→ Given request: Print the entries below word for word; the pictures stay out of your copy.

━━━━━ Material for this exercise

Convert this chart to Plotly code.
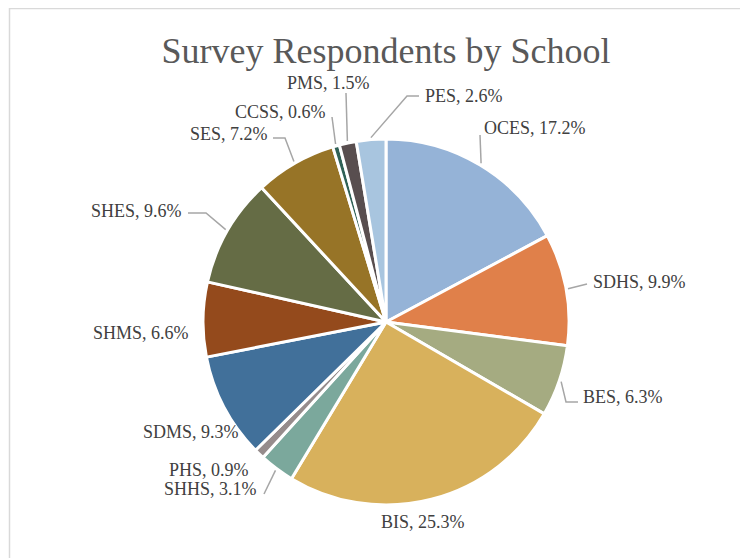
import math
import plotly.graph_objects as go

# ---- data ----
schools = ["OCES", "SDHS", "BES", "BIS", "SHHS", "PHS", "SDMS", "SHMS",
           "SHES", "SES", "CCSS", "PMS", "PES"]
shares = [17.2, 9.9, 6.3, 25.3, 3.1, 0.9, 9.3, 6.6, 9.6, 7.2, 0.6, 1.5, 2.6]

# ---- styles ----
colors = ["#95B3D7", "#E0804A", "#A5AB81", "#D8B15C", "#7BA89C", "#968C8C",
          "#41709A", "#944A1C", "#656C45", "#977427", "#2F6156", "#584E4F",
          "#A8C5DF"]

W, H = 748, 558
OFF = 8  # page body margin in the browser
CX, CY, R = 386, 322, 183  # pie centre / radius in screen px

# label placement (screen px) and leader-line waypoints (screen px) -- styling only
label_pos = {
    "OCES": (482, 128, "left"), "SDHS": (591, 282, "left"), "BES": (581, 397, "left"),
    "BIS": (423, 522, "center"), "SHHS": (259, 489, "right"), "PHS": (251, 470, "right"),
    "SDMS": (241, 432, "right"), "SHMS": (191, 333, "right"), "SHES": (184, 211, "right"),
    "SES": (270, 134, "right"), "CCSS": (328, 112, "right"), "PMS": (328, 83, "center"),
    "PES": (423, 96, "left"),
}
leader_pts = {
    "OCES": [(480, 135)],
    "SDHS": [(587, 284)],
    "BES": [(566, 402), (578, 402)],
    "SHHS": [(264, 494)],
    "SHES": [(206, 213), (188, 213)],
    "SES": [(285, 138), (273, 138)],
    "CCSS": [(332, 117)],
    "PMS": [(346, 93)],
    "PES": [(407, 96), (419, 96)],
}

def px(x):
    return (x - OFF) / W

def py(y):
    return 1 - (y - OFF) / H

fig = go.Figure()
fig.add_trace(go.Pie(
    labels=schools, values=shares, sort=False, direction="clockwise", rotation=0,
    marker=dict(colors=colors, line=dict(color="white", width=3)),
    textinfo="none", hoverinfo="label+value", showlegend=False,
    domain=dict(x=[px(CX - R), px(CX + R)], y=[py(CY + R), py(CY - R)]),
))

total = sum(shares)
cum = 0.0
shapes = []
annotations = []
for name, v in zip(schools, shares):
    mid = (cum + v / 2) / total * 2 * math.pi
    cum += v
    ex = CX + (R + 2) * math.sin(mid)
    ey = CY - (R + 2) * math.cos(mid)
    if name in leader_pts:
        pts = [(ex, ey)] + leader_pts[name]
        path = "M " + " L ".join(f"{px(a):.5f},{py(b):.5f}" for a, b in pts)
        shapes.append(dict(type="path", path=path, xref="paper", yref="paper",
                           line=dict(color="#A6A6A6", width=1.5)))
    lx, ly, anc = label_pos[name]
    annotations.append(dict(
        x=px(lx), y=py(ly), xref="paper", yref="paper", showarrow=False,
        xanchor=anc, yanchor="middle", text=f"{name}, {v}%",
        font=dict(family="Liberation Serif", size=18, color="#404040"),
    ))

# outer chart-area border (left/top visible)
shapes.append(dict(type="rect", xref="paper", yref="paper",
                   x0=px(9.5), x1=1.2, y0=-0.2, y1=py(8.5),
                   line=dict(color="#D9D9D9", width=1.5), layer="below"))

fig.update_layout(
    width=W, height=H, margin=dict(l=0, r=0, t=0, b=0),
    paper_bgcolor="white", plot_bgcolor="white",
    title=dict(text="Survey Respondents by School", x=px(386), xanchor="center",
               y=py(50), yanchor="middle",
               font=dict(family="Liberation Serif", size=36, color="#595959")),
    shapes=shapes, annotations=annotations,
)

fig.write_html("out.html")
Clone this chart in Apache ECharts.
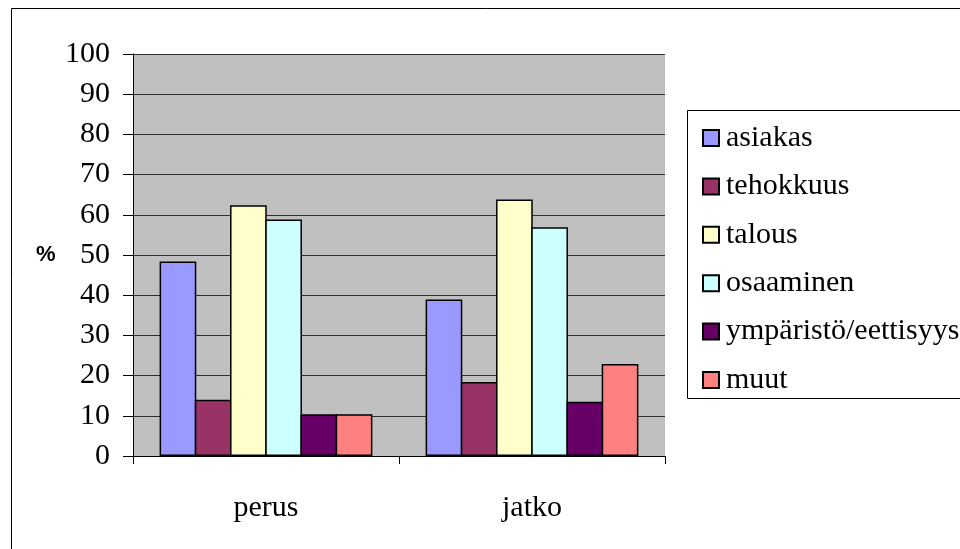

━━━━━━━━━━

→ Response:
Convert this chart to Plotly code.
import math
import plotly.graph_objects as go

# ---- data ----
schools = ["OCES", "SDHS", "BES", "BIS", "SHHS", "PHS", "SDMS", "SHMS",
           "SHES", "SES", "CCSS", "PMS", "PES"]
shares = [17.2, 9.9, 6.3, 25.3, 3.1, 0.9, 9.3, 6.6, 9.6, 7.2, 0.6, 1.5, 2.6]

# ---- styles ----
colors = ["#95B3D7", "#E0804A", "#A5AB81", "#D8B15C", "#7BA89C", "#968C8C",
          "#41709A", "#944A1C", "#656C45", "#977427", "#2F6156", "#584E4F",
          "#A8C5DF"]

W, H = 748, 558
OFF = 8  # page body margin in the browser
CX, CY, R = 386, 322, 183  # pie centre / radius in screen px

# label placement (screen px) and leader-line waypoints (screen px) -- styling only
label_pos = {
    "OCES": (482, 128, "left"), "SDHS": (591, 282, "left"), "BES": (581, 397, "left"),
    "BIS": (423, 522, "center"), "SHHS": (259, 489, "right"), "PHS": (251, 470, "right"),
    "SDMS": (241, 432, "right"), "SHMS": (191, 333, "right"), "SHES": (184, 211, "right"),
    "SES": (270, 134, "right"), "CCSS": (328, 112, "right"), "PMS": (328, 83, "center"),
    "PES": (423, 96, "left"),
}
leader_pts = {
    "OCES": [(480, 135)],
    "SDHS": [(587, 284)],
    "BES": [(566, 402), (578, 402)],
    "SHHS": [(264, 494)],
    "SHES": [(206, 213), (188, 213)],
    "SES": [(285, 138), (273, 138)],
    "CCSS": [(332, 117)],
    "PMS": [(346, 93)],
    "PES": [(407, 96), (419, 96)],
}

def px(x):
    return (x - OFF) / W

def py(y):
    return 1 - (y - OFF) / H

fig = go.Figure()
fig.add_trace(go.Pie(
    labels=schools, values=shares, sort=False, direction="clockwise", rotation=0,
    marker=dict(colors=colors, line=dict(color="white", width=3)),
    textinfo="none", hoverinfo="label+value", showlegend=False,
    domain=dict(x=[px(CX - R), px(CX + R)], y=[py(CY + R), py(CY - R)]),
))

total = sum(shares)
cum = 0.0
shapes = []
annotations = []
for name, v in zip(schools, shares):
    mid = (cum + v / 2) / total * 2 * math.pi
    cum += v
    ex = CX + (R + 2) * math.sin(mid)
    ey = CY - (R + 2) * math.cos(mid)
    if name in leader_pts:
        pts = [(ex, ey)] + leader_pts[name]
        path = "M " + " L ".join(f"{px(a):.5f},{py(b):.5f}" for a, b in pts)
        shapes.append(dict(type="path", path=path, xref="paper", yref="paper",
                           line=dict(color="#A6A6A6", width=1.5)))
    lx, ly, anc = label_pos[name]
    annotations.append(dict(
        x=px(lx), y=py(ly), xref="paper", yref="paper", showarrow=False,
        xanchor=anc, yanchor="middle", text=f"{name}, {v}%",
        font=dict(family="Liberation Serif", size=18, color="#404040"),
    ))

# outer chart-area border (left/top visible)
shapes.append(dict(type="rect", xref="paper", yref="paper",
                   x0=px(9.5), x1=1.2, y0=-0.2, y1=py(8.5),
                   line=dict(color="#D9D9D9", width=1.5), layer="below"))

fig.update_layout(
    width=W, height=H, margin=dict(l=0, r=0, t=0, b=0),
    paper_bgcolor="white", plot_bgcolor="white",
    title=dict(text="Survey Respondents by School", x=px(386), xanchor="center",
               y=py(50), yanchor="middle",
               font=dict(family="Liberation Serif", size=36, color="#595959")),
    shapes=shapes, annotations=annotations,
)

fig.write_html("out.html")
Clone this chart in Apache ECharts.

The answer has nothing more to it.